How Does Scripture Illustrate Determination In Expending Whatever Energy Is Necessary?"Oh my father, my father, You were the strength of Israel." Little did the king realize the importance of what was to happen next. The prophet told him to get a bow and some arrows. After the king took them, the prophet placed his hands over them, adding to his strength to pull back the arrow. He pointed at the open window and said to the king, "Strike!" They carefully Pulled back the shaft string and shot the arrow. Fervently the prophet proclaimed, "This is the arrow of the Lord's deliverance from your enemy." Hope filled the king's heart. Here was promise that deliverance was possible from the bitter oppression that he and his people suffered at the hand of their enemy. But then the prophet gave one more instruction. He told the king to strike the ground with more arrows. Earnestly the prophet watched as the king took his bow and arrow. One arrow hit the ground - then a second and a third. He stopped and straightened himself. A great emotion of disappointment and rebuke swept over the prophet. He spoke angrily to King Jehoash. "You should have shot the ground at least five or six times. The you would have overcome your enemies until they were consumed. But now you will only have three victories over them." God exposed the king's lack of true determination through the simple instruction of the dying prophet. The incident revealed the kind of determination that is required to conquer enemies. We often fail in a task because it requires more energy than we were expecting to give. In order to accomplish a task, we must determine to expend whatever energy is necessary to complete the project. (From 2 Kings 13:14-25)
Did Jehoash Seek God's Power or Elisha's Miracles?When Elisha died, Jehoash wept over the loss of a man he considered to be his personal magician, not his godly counselor. Although Jehoash respected the power he saw in the life of the prophet, he did not obey nor love the God whom the prophet served (cf. John 14:21). It seems that he viewed Elisha as a great seer with a mysterious ability to reveal his enemies' war plans or cast spells to cause their defeat. The source of his power to perform such acts was not a concern to Jehoash.

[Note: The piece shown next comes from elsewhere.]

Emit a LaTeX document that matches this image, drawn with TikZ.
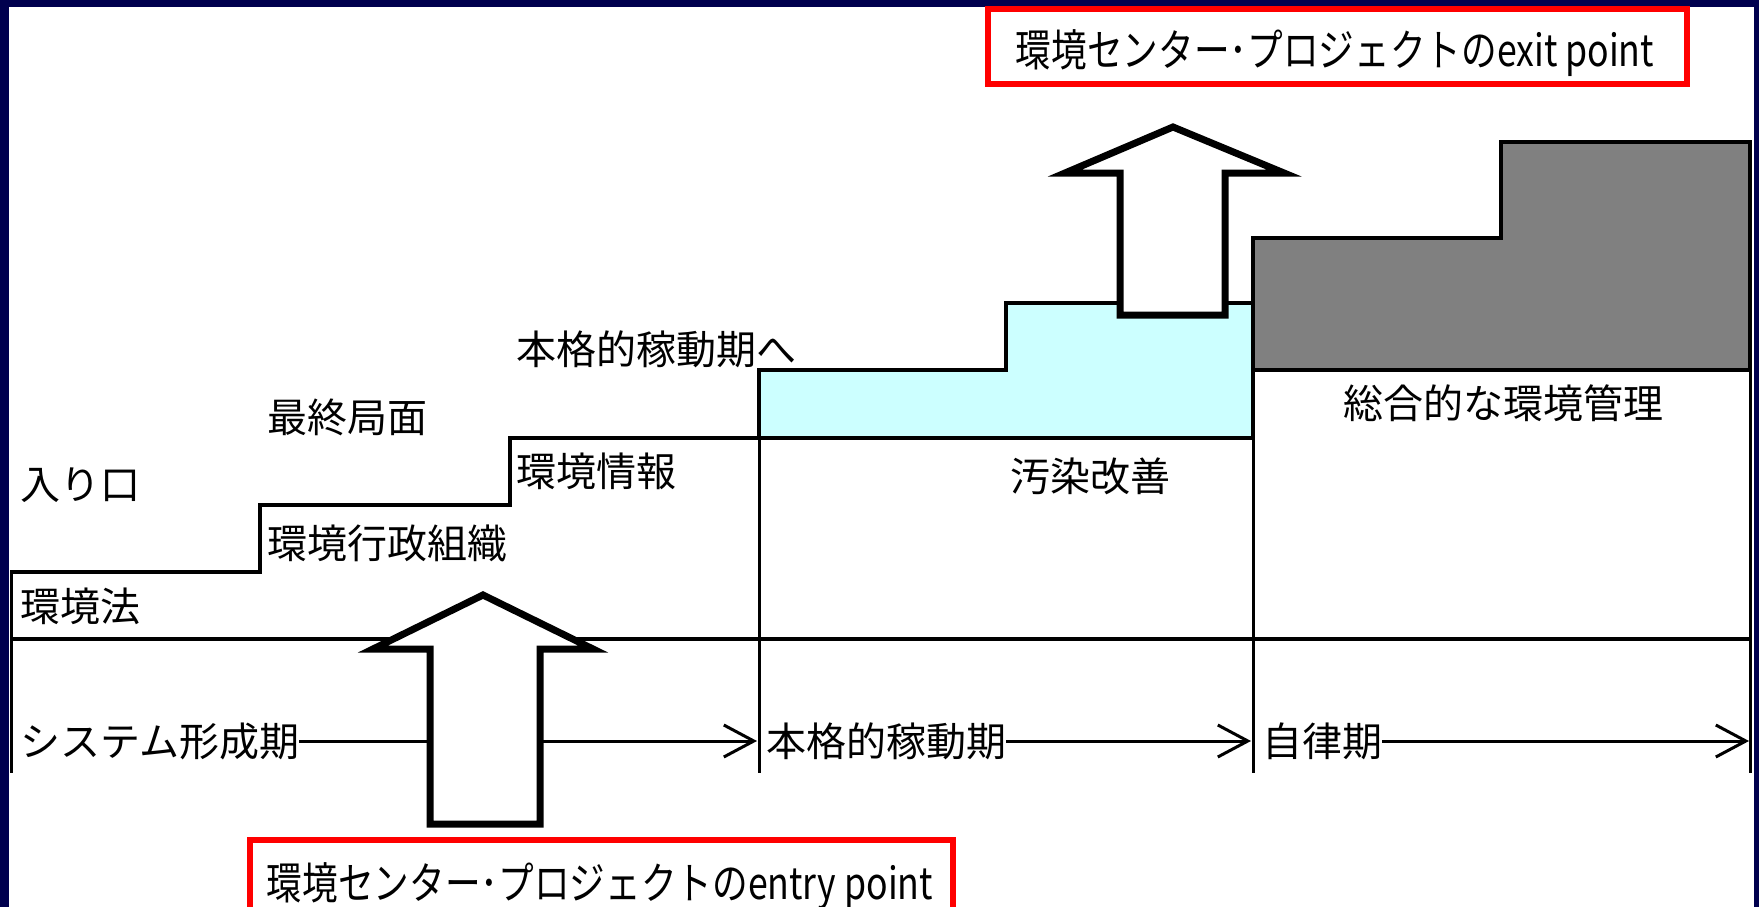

Why Did Jehoash Stop After Shooting Only Three Arrows?Jehoash did not have the spiritual discernment to understand the real significance of what Elisha was asking him to do. As was characteristic of his life, Jehoash performed only the bare minimum in fulfilling the commands of God. His haphazard attempt to satisfy the Law of God in the worship of golden calves is similar to his half-hearted effort to obey Elisha's commands. When Elisha plainly told Jehoash that the arrow they shot together signified "the arrow of deliverance from Syria," it should have been evident that there was military significance in shooting the other arrows (2 Kings 13:17-18).
What Was The Real Reason For Elisha's Anger Toward Jehoash?When Jehoash revealed a lack of concern and determination in ridding the nation of its physical enemies, he indicated a lack of concern and determination in ridding the nation of its spiritual enemies. We read that, "He did that which was evil in the sight of the Lord; he departed not from all the sins of Jeroboam, the son of Nebat, who made Israel to sin, but he walked in them." (2 Kings 13:11). The chief sin of Jeroboam was his use of golden calves to prevent the people from leaving to worship God at the temple in Jerusalem as commanded in the Mosaic Law (1 Kings 12:28; Deuteronomy 12:5). Jehoash's irreverence for the Lord was climaxed when he looted all the gold, silver and vessels that were found in the house of God in Jerusalem (2 Chronicles 25:24). A final commentary on his failure came when rather than destroying the idolatrous alters which Jeroboam established, he named his eldest son in honor of him (2 Kings 14:16).
How Does The Salmon Illustrate Determination In Expending Whatever Energy Is Necessary?In a determined effort to return to its spawning grounds upstream, the king salmon encounters overwhelming obstacles. A strong urge which compels the mighty fish to return is instilled at birth and serves as a driving force throughout its life. Equipped with a highly developed sense of smell, the salmon is indelibly impressed with the unique scent of its spawning grounds. Now triggered by instinct, the great fish leisurely begins moving upstream from the ocean waters in which it spends its adult life. The scent of its destination is the compass which unerringly directs the fish back to the place of its birth. Moving downstream was relatively simple. Going upstream involves not only rushing rapids and waterfalls but also the risk of failing to distinguish the guiding scent and so swimming down the wrong tributary - requiring an exhausting and time consuming backtrack. As the days pass and the salmon progresses upriver, it gradually increases its speed until it is traveling at the rate of twenty-five miles a day. Even at this speed, many days pass before reaching its destination, perhaps hundreds of miles away. After an absence of four years, the salmon actually locates the exact area of gravel in the riverbed where it was hatched, During its long journey it performs unbelievable feats of determination, overcoming obstacles that seem physically impossible, leaping fifteen feet up the side of a waterfall and then, with skillful flops of its powerful tail, pushing itself over the top. Often many attempts must be made before clearing these formidable barriers. But the fact that the salmon is willing to expend whatever energy is necessary to achieve its goal distinguishes it as a magnificent example of determination.